Class Actions and Representative Suits In a class action, one or more members of a class that have suffered common injury, or that have a common ‘interest’, may sue or defend on behalf of themselves and all the other members of that class. The purpose of a class action suit is to provide an economical and convenient forum to dispose of similar lawsuits, because, among other things, separate suits could result in the establishment of inconsistent obligations for persons opposing the class. A ‘representative’ or a class action suit is recognised under Order I, Rule 8 of the Code. Illustration: Where effluents discharged by an industry into a river kill fish and imperil the livelihood of several villagers downstream, the effect of pollution on any individual fisherman might be too small to justify a conventional lawsuit seeking compensation. In the aggregate, the impact on all the affected fishermen may be substantial enough to seek redress in a class action suit. On a practical level, while an individual fisherman might not be able to bear the cost of litigation, the group as a whole may find it easier to finance a single class action suit. The advantages of a representative suit are: •As a rule, courts do not grant monetary compensation in writ proceedings. Monetary recoveries from tortfeasors in environmental cases can only be obtained through a suit.

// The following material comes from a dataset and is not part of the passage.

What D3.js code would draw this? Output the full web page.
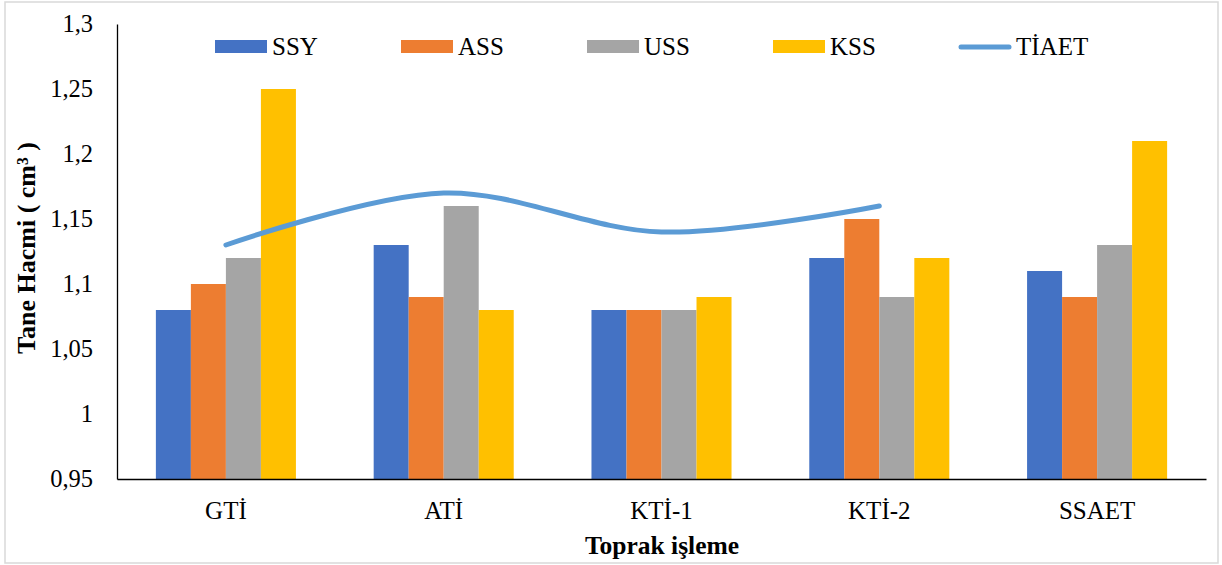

•The procedure in representative suits appears more suited than the writ procedure to accommodate detailed evidence, including cross-examinations.

Some key differences between representative suits and P.I.L.s include: •P.I.L.s can be filed only against the state or public authorities, in the High Court and Supreme Court under A.226 and A.32 of the Constitution, respectively, whereas representatives suits can be filed against any entity, including private entities.

•The plaintiff in a representative suit must necessarily have suffered a legal injury and must have a financial interest in the suit, unlike a P.I.L. where the plaintiff is not required to have sustained damage due to the wrong doing alleged in the petition.